▶ **TASK DESCRIPTION**: Produce an exact copy of all the data below, dropping every image.

────────────────────────────────────────

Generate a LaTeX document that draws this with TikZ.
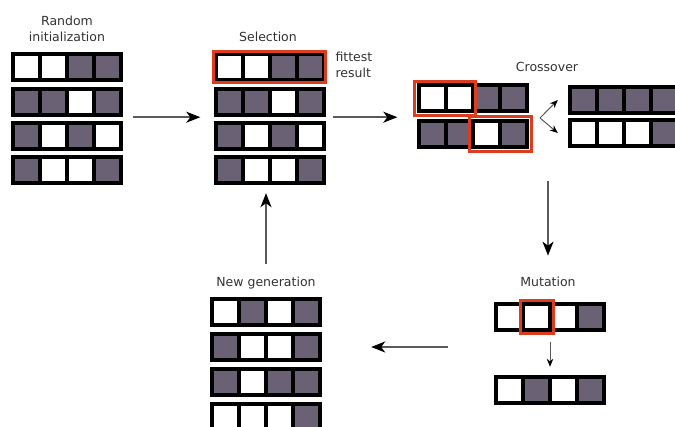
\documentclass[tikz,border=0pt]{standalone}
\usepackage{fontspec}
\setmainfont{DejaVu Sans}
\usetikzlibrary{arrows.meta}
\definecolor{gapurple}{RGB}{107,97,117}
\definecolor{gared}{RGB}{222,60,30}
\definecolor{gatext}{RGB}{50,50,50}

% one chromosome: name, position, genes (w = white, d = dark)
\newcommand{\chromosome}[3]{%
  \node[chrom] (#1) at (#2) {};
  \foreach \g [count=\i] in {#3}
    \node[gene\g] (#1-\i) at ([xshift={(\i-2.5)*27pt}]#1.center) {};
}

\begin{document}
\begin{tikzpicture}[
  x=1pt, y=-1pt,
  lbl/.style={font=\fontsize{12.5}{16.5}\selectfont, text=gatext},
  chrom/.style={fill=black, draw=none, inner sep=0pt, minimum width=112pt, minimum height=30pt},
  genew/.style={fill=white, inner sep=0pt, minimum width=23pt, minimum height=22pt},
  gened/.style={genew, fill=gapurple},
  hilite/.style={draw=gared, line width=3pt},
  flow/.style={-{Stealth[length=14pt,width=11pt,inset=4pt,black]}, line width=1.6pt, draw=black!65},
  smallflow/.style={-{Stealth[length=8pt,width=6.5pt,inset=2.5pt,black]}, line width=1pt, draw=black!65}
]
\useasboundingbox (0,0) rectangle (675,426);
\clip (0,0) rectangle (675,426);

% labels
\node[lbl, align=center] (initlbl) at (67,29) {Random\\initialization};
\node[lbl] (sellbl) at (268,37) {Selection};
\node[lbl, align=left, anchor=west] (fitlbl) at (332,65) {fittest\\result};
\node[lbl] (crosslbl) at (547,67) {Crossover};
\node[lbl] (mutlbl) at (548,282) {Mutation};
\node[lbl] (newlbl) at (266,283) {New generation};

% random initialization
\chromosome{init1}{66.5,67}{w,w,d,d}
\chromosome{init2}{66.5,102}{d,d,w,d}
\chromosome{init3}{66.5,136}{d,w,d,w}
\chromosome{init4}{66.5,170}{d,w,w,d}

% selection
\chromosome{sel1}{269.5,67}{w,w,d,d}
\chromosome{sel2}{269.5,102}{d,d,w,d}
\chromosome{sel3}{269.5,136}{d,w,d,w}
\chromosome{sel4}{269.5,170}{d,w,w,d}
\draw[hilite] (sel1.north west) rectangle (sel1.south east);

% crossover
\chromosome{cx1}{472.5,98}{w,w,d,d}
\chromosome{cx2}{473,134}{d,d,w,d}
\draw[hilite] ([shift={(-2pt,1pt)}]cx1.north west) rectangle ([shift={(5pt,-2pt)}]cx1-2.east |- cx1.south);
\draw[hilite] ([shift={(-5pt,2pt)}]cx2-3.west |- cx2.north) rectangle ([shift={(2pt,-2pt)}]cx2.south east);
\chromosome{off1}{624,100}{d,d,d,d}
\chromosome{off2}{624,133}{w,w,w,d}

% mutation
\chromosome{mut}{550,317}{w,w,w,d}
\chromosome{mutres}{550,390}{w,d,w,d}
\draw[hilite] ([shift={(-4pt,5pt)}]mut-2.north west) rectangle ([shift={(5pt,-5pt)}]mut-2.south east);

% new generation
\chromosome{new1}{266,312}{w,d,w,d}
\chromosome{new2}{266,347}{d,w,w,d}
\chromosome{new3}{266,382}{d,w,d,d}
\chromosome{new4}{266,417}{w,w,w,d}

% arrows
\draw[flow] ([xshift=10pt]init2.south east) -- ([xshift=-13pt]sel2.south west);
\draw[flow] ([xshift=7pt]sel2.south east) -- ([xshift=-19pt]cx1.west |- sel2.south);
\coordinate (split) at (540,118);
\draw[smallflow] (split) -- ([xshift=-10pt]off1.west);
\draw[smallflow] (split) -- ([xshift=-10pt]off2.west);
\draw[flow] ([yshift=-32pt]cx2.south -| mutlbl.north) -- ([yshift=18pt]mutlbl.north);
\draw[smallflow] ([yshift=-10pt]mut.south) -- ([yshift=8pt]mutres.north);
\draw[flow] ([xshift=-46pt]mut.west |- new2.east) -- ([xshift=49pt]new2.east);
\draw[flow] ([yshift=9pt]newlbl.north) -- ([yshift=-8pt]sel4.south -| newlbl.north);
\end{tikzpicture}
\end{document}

────────────────────────────────────────

▶ **TASK ANSWER**:
Generate a LaTeX document that draws this with TikZ.
\documentclass[tikz,border=0pt]{standalone}
\usepackage{fontspec}
\setmainfont{DejaVu Sans}
\usetikzlibrary{arrows.meta}
\definecolor{gapurple}{RGB}{107,97,117}
\definecolor{gared}{RGB}{222,60,30}
\definecolor{gatext}{RGB}{50,50,50}

% one chromosome: name, position, genes (w = white, d = dark)
\newcommand{\chromosome}[3]{%
  \node[chrom] (#1) at (#2) {};
  \foreach \g [count=\i] in {#3}
    \node[gene\g] (#1-\i) at ([xshift={(\i-2.5)*27pt}]#1.center) {};
}

\begin{document}
\begin{tikzpicture}[
  x=1pt, y=-1pt,
  lbl/.style={font=\fontsize{12.5}{16.5}\selectfont, text=gatext},
  chrom/.style={fill=black, draw=none, inner sep=0pt, minimum width=112pt, minimum height=30pt},
  genew/.style={fill=white, inner sep=0pt, minimum width=23pt, minimum height=22pt},
  gened/.style={genew, fill=gapurple},
  hilite/.style={draw=gared, line width=3pt},
  flow/.style={-{Stealth[length=14pt,width=11pt,inset=4pt,black]}, line width=1.6pt, draw=black!65},
  smallflow/.style={-{Stealth[length=8pt,width=6.5pt,inset=2.5pt,black]}, line width=1pt, draw=black!65}
]
\useasboundingbox (0,0) rectangle (675,426);
\clip (0,0) rectangle (675,426);

% labels
\node[lbl, align=center] (initlbl) at (67,29) {Random\\initialization};
\node[lbl] (sellbl) at (268,37) {Selection};
\node[lbl, align=left, anchor=west] (fitlbl) at (332,65) {fittest\\result};
\node[lbl] (crosslbl) at (547,67) {Crossover};
\node[lbl] (mutlbl) at (548,282) {Mutation};
\node[lbl] (newlbl) at (266,283) {New generation};

% random initialization
\chromosome{init1}{66.5,67}{w,w,d,d}
\chromosome{init2}{66.5,102}{d,d,w,d}
\chromosome{init3}{66.5,136}{d,w,d,w}
\chromosome{init4}{66.5,170}{d,w,w,d}

% selection
\chromosome{sel1}{269.5,67}{w,w,d,d}
\chromosome{sel2}{269.5,102}{d,d,w,d}
\chromosome{sel3}{269.5,136}{d,w,d,w}
\chromosome{sel4}{269.5,170}{d,w,w,d}
\draw[hilite] (sel1.north west) rectangle (sel1.south east);

% crossover
\chromosome{cx1}{472.5,98}{w,w,d,d}
\chromosome{cx2}{473,134}{d,d,w,d}
\draw[hilite] ([shift={(-2pt,1pt)}]cx1.north west) rectangle ([shift={(5pt,-2pt)}]cx1-2.east |- cx1.south);
\draw[hilite] ([shift={(-5pt,2pt)}]cx2-3.west |- cx2.north) rectangle ([shift={(2pt,-2pt)}]cx2.south east);
\chromosome{off1}{624,100}{d,d,d,d}
\chromosome{off2}{624,133}{w,w,w,d}

% mutation
\chromosome{mut}{550,317}{w,w,w,d}
\chromosome{mutres}{550,390}{w,d,w,d}
\draw[hilite] ([shift={(-4pt,5pt)}]mut-2.north west) rectangle ([shift={(5pt,-5pt)}]mut-2.south east);

% new generation
\chromosome{new1}{266,312}{w,d,w,d}
\chromosome{new2}{266,347}{d,w,w,d}
\chromosome{new3}{266,382}{d,w,d,d}
\chromosome{new4}{266,417}{w,w,w,d}

% arrows
\draw[flow] ([xshift=10pt]init2.south east) -- ([xshift=-13pt]sel2.south west);
\draw[flow] ([xshift=7pt]sel2.south east) -- ([xshift=-19pt]cx1.west |- sel2.south);
\coordinate (split) at (540,118);
\draw[smallflow] (split) -- ([xshift=-10pt]off1.west);
\draw[smallflow] (split) -- ([xshift=-10pt]off2.west);
\draw[flow] ([yshift=-32pt]cx2.south -| mutlbl.north) -- ([yshift=18pt]mutlbl.north);
\draw[smallflow] ([yshift=-10pt]mut.south) -- ([yshift=8pt]mutres.north);
\draw[flow] ([xshift=-46pt]mut.west |- new2.east) -- ([xshift=49pt]new2.east);
\draw[flow] ([yshift=9pt]newlbl.north) -- ([yshift=-8pt]sel4.south -| newlbl.north);
\end{tikzpicture}
\end{document}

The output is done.